# Carol Vorderman



## Barker (Oct 1, 2009)

Has she had a boob job?

She's on some TV program now and she is looking top stuff

Would definitely tend to her axe wound.


----------



## N666T (Sep 4, 2010)

saw her last week doing some fitness run or something on tv , holy smoke shes got a right camel toe


----------



## welshflame (May 21, 2009)

Well she is a thinking mans milf haha.


----------



## djmacka (Dec 4, 2008)

Deffo looking good for her age, queen of milf i reckon...


----------



## Tommy10 (Feb 17, 2009)

BOOBS, FACE LIFT AND A WIG ON....LOLLLL


----------



## Dazzaemm2k7 (Aug 10, 2010)

axe wound = LOL :thumb: :laugh::laugh::laugh:


----------



## stephy (May 24, 2009)

she looked great in that outfit! no boob job tho corsets just mega push you up like that!


----------



## Mark j (Oct 28, 2009)

Just talk about numbers and shel jump on you


----------



## Mark j (Oct 28, 2009)

k1lla said:


> i hate this bitch.
> 
> i want to know - Carol Vorderman will it blend? ooo clever smoke, dont breath this
> 
> probably only 2 people on this board know what im going on about, lol:beer:


Im not 1 of them.


----------



## Vibrance (Aug 28, 2009)

I would smash for the Educational value.


----------



## Ironclad (Jun 23, 2009)

Pictures?


----------



## evad (Mar 17, 2008)

yeah we need pics, we also need pics of that blond lady that replaced her on countdown


----------



## tom0311 (Nov 17, 2008)

k1lla said:


> i hate this bitch.
> 
> i want to know - Carol Vorderman will it blend? ooo clever smoke, dont breath this
> 
> probably only 2 people on this board know what im going on about, lol:beer:


I got ya :thumb: Funny vids them mate.


----------



## Crimson (Jun 1, 2010)

k1lla said:


> i hate this bitch.
> 
> i want to know - Carol Vorderman will it blend? ooo clever smoke, dont breath this
> 
> probably only 2 people on this board know what im going on about, lol:beer:


Everything blends!....but Chuck Norris


----------



## Uriel (Oct 14, 2008)

I would devaste her complete fanny


----------



## little_horus (Oct 20, 2010)

Yummy:laugh:


----------



## Uriel (Oct 14, 2008)

oh she def takes it up the fudge station......little minx


----------



## Barker (Oct 1, 2009)

^ oh my god.


----------



## little_horus (Oct 20, 2010)

Barker said:


> ^ oh my god.


lol...you just cream your kacks Barker?:laugh:


----------



## SiPhil (Jun 16, 2010)

Sy. said:


> Vorderman v2.0 mmmmmm


She's just a thick as pigsh1t leggy blonde (I guess, haven't watched countdown) Nothing compared to Wonder MILF Vorderman.
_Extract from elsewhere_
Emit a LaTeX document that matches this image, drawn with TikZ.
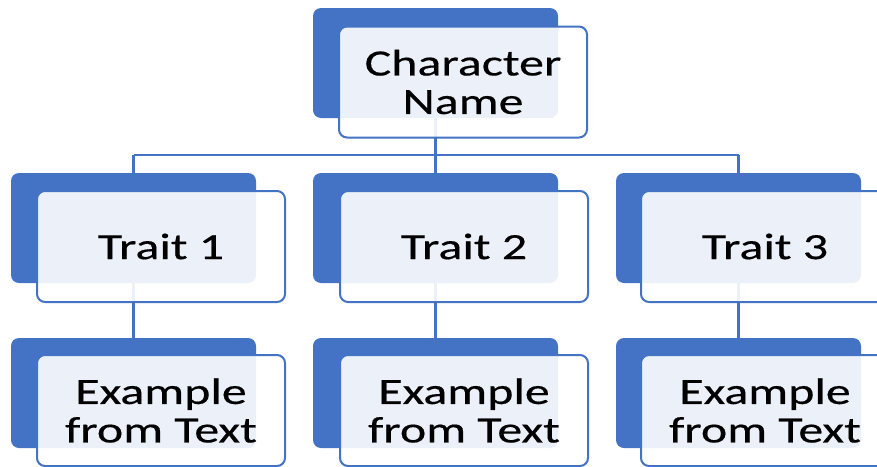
\documentclass[tikz,border=0pt]{standalone}
\usepackage{fontspec}
\setmainfont[FakeStretch=1.35,FakeBold=0.4]{Carlito}
\definecolor{obl}{HTML}{4472C4}
\pgfdeclarelayer{bg}
\pgfsetlayers{bg,main}
\tikzset{
  backbox/.style={rectangle, rounded corners=8pt, fill=obl, draw=none,
    minimum width=245pt, minimum height=110pt, inner sep=0pt},
  frontbox/.style={rectangle, rounded corners=8pt, draw=obl, line width=2pt,
    fill=white, fill opacity=0.9, text opacity=1, text=black,
    minimum width=248pt, minimum height=111pt, inner sep=0pt, align=center,
    font=\fontsize{37}{38.5}\selectfont},
  conn/.style={draw=obl, line width=2.5pt}
}
\begin{document}
\begin{tikzpicture}[x=1pt,y=-1pt]
\useasboundingbox (0,0) rectangle (877,466);
\clip (0,0) rectangle (877,466);
% back boxes
\node[backbox] (b0) at (435.5,63) {};
\node[backbox] (b1) at (133.5,228) {};
\node[backbox] (b2) at (435.5,228) {};
\node[backbox] (b3) at (738.5,228) {};
\node[backbox] (b4) at (133.5,393) {};
\node[backbox] (b5) at (435.5,393) {};
\node[backbox] (b6) at (738.5,393) {};
% connectors (behind the boxes)
\begin{pgfonlayer}{bg}
\coordinate (j) at (435.5,155);
\coordinate (jl) at (133.5,155);
\coordinate (jr) at (738.5,155);
\draw[conn] (b0.center) -- (j);
\draw[conn] (jl) -- (jr);
\draw[conn] (jl) -- (b1.north);
\draw[conn] (j) -- (b2.north);
\draw[conn] (jr) -- (b3.north);
\draw[conn] (b1.center) -- (b4.center);
\draw[conn] (b2.center) -- (b5.center);
\draw[conn] (b3.center) -- (b6.center);
\end{pgfonlayer}
% front boxes
\node[frontbox] (f0) at (463,82) {Character\\Name};
\node[frontbox] (f1) at (161,246.5) {Trait 1};
\node[frontbox] (f2) at (464,246.5) {Trait 2};
\node[frontbox] (f3) at (765,246.5) {Trait 3};
\node[frontbox] (f4) at (161,410.5) {Example\\from Text};
\node[frontbox] (f5) at (464,410.5) {Example\\from Text};
\node[frontbox] (f6) at (765,410.5) {Example\\from Text};
\end{tikzpicture}
\end{document}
Who else would countdown the inches as you push your knob up her a$$?


----------



## bigbob33 (Jan 19, 2009)

I'd bend my c0ck in half and put it up her bum!!!


----------



## stevo99 (Nov 28, 2008)

the new birds is miles better than Voderman, she's a dog and up her own rear end


----------



## Dai Jones (Dec 1, 2009)

welshflame said:


> Well she is a thinking mans milf haha.


 :thumb: , but have you seen her daughter I would do both


----------



## Dai Jones (Dec 1, 2009)




----------



## Ak_88 (Nov 9, 2008)

AL here we come with this thread

:lol:


----------



## N666T (Sep 4, 2010)

http://www.imagesbox.com/carol-vorderman-nude-fake.All/1_Carol-Vorderman-nude.jpg.html


----------



## Nidge (Jan 22, 2007)

Barker said:


> Has she had a boob job?
> 
> She's on some TV program now and she is looking top stuff
> 
> Would definitely tend to her axe wound.


PMSL at the axe wound. :lol:


----------



## Nidge (Jan 22, 2007)

Maybe just maybe.

http://i56.tinypic.com/1zouqe8.jpg


----------



## Barker (Oct 1, 2009)

PLEASE do not move this thread to AL.


----------



## Dai Jones (Dec 1, 2009)

Nidge said:


> Maybe just maybe.
> 
> http://i56.tinypic.com/1zouqe8.jpg


 :thumb:


----------



## evad (Mar 17, 2008)

Barker said:


> PLEASE do not move this thread to AL.


Hahaha I hink it needs to be moved


----------



## stevo99 (Nov 28, 2008)

Barker said:


> PLEASE do not move this thread to AL.


haha why not? are you not old enough? :beer:


----------



## Incredible Bulk (Sep 19, 2007)

pure filth...and her daughter too

mother n daughter time baby


----------



## Dai Jones (Dec 1, 2009)

Incredible Bulk said:


> pure filth...and her daughter too
> 
> mother n daughter time baby


Your on my wave length :thumb:

P.S one on the face on on the c***


----------



## Nidge (Jan 22, 2007)

Incredible Bulk said:


> pure filth...and her daughter too
> 
> mother n daughter time baby


Oh baby pure class. :thumbup1: :thumbup1: :thumbup1:


----------



## Squeeeze (Oct 2, 2007)

Incredible Bulk said:


> pure filth...and her daughter too
> 
> mother n daughter time baby


Om Nom Nom Nom!


----------